• Exercise instructions:
The data below should be printed in full, exactly, and without any of its images.

• Dataset records:
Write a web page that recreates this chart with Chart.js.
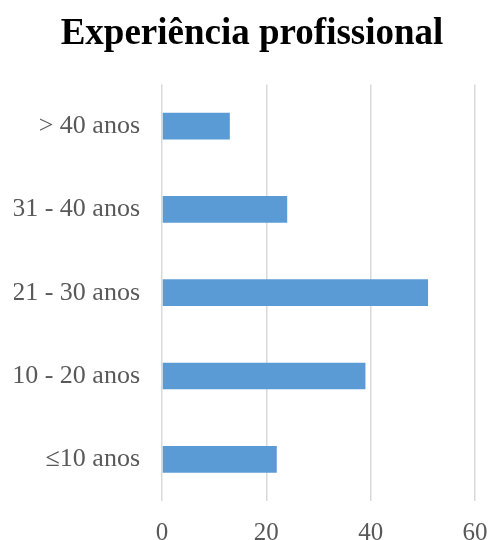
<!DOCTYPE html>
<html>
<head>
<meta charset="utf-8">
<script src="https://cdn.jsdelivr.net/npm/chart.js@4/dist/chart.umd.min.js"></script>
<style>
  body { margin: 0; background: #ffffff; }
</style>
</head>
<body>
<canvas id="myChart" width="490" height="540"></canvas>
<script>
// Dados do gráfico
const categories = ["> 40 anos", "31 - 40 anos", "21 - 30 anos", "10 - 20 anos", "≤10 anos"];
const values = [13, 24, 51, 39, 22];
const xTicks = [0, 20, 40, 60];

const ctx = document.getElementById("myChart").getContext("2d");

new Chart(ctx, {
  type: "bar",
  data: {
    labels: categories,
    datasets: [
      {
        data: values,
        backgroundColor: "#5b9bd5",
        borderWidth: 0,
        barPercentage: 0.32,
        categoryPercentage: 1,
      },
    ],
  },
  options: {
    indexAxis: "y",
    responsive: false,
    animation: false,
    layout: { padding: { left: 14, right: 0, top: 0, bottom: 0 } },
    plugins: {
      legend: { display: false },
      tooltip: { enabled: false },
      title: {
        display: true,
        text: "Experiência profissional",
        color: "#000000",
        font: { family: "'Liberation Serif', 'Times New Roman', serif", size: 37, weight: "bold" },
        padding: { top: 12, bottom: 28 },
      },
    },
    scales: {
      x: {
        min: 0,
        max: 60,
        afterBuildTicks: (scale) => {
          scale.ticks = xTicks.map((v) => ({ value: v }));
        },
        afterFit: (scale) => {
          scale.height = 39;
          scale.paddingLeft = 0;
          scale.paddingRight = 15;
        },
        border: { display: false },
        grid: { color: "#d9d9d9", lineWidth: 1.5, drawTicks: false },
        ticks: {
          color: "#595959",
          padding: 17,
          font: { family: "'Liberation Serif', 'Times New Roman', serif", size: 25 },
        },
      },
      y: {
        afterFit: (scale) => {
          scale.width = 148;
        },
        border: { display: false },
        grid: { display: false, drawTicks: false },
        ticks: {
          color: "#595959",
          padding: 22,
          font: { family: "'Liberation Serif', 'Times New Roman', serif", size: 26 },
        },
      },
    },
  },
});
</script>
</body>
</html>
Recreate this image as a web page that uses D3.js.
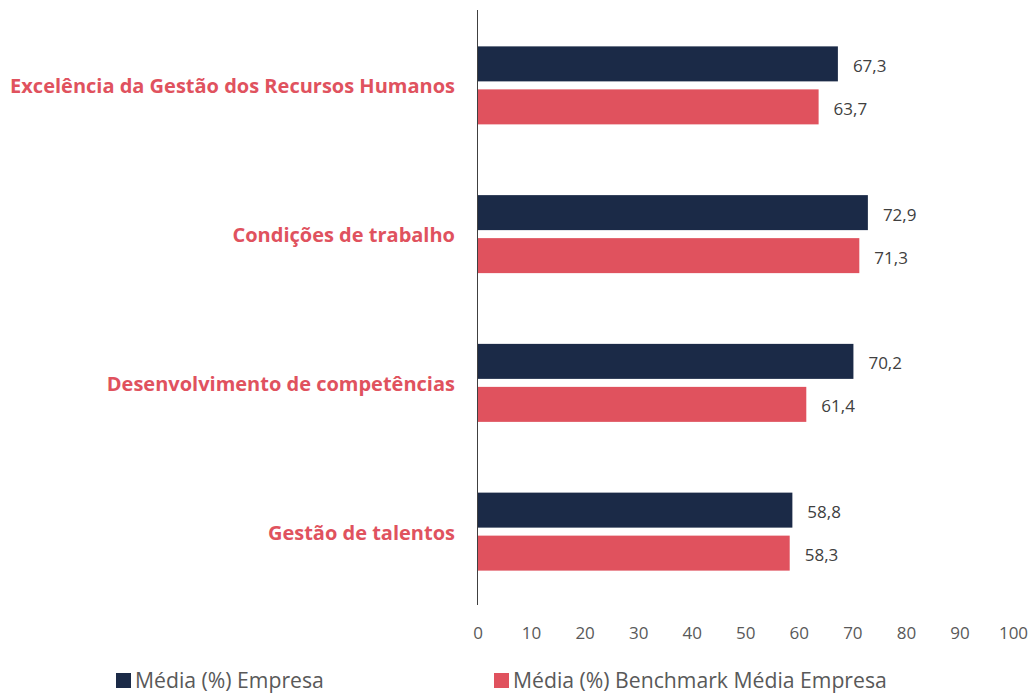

• Answer to this problem:
Write a web page that recreates this chart with Chart.js.
<!DOCTYPE html>
<html>
<head>
<meta charset="utf-8">
<script src="https://cdn.jsdelivr.net/npm/chart.js@4/dist/chart.umd.min.js"></script>
<style>
  body { margin: 0; background: #ffffff; }
</style>
</head>
<body>
<canvas id="myChart" width="490" height="540"></canvas>
<script>
// Dados do gráfico
const categories = ["> 40 anos", "31 - 40 anos", "21 - 30 anos", "10 - 20 anos", "≤10 anos"];
const values = [13, 24, 51, 39, 22];
const xTicks = [0, 20, 40, 60];

const ctx = document.getElementById("myChart").getContext("2d");

new Chart(ctx, {
  type: "bar",
  data: {
    labels: categories,
    datasets: [
      {
        data: values,
        backgroundColor: "#5b9bd5",
        borderWidth: 0,
        barPercentage: 0.32,
        categoryPercentage: 1,
      },
    ],
  },
  options: {
    indexAxis: "y",
    responsive: false,
    animation: false,
    layout: { padding: { left: 14, right: 0, top: 0, bottom: 0 } },
    plugins: {
      legend: { display: false },
      tooltip: { enabled: false },
      title: {
        display: true,
        text: "Experiência profissional",
        color: "#000000",
        font: { family: "'Liberation Serif', 'Times New Roman', serif", size: 37, weight: "bold" },
        padding: { top: 12, bottom: 28 },
      },
    },
    scales: {
      x: {
        min: 0,
        max: 60,
        afterBuildTicks: (scale) => {
          scale.ticks = xTicks.map((v) => ({ value: v }));
        },
        afterFit: (scale) => {
          scale.height = 39;
          scale.paddingLeft = 0;
          scale.paddingRight = 15;
        },
        border: { display: false },
        grid: { color: "#d9d9d9", lineWidth: 1.5, drawTicks: false },
        ticks: {
          color: "#595959",
          padding: 17,
          font: { family: "'Liberation Serif', 'Times New Roman', serif", size: 25 },
        },
      },
      y: {
        afterFit: (scale) => {
          scale.width = 148;
        },
        border: { display: false },
        grid: { display: false, drawTicks: false },
        ticks: {
          color: "#595959",
          padding: 22,
          font: { family: "'Liberation Serif', 'Times New Roman', serif", size: 26 },
        },
      },
    },
  },
});
</script>
</body>
</html>
Recreate this image as a web page that uses D3.js.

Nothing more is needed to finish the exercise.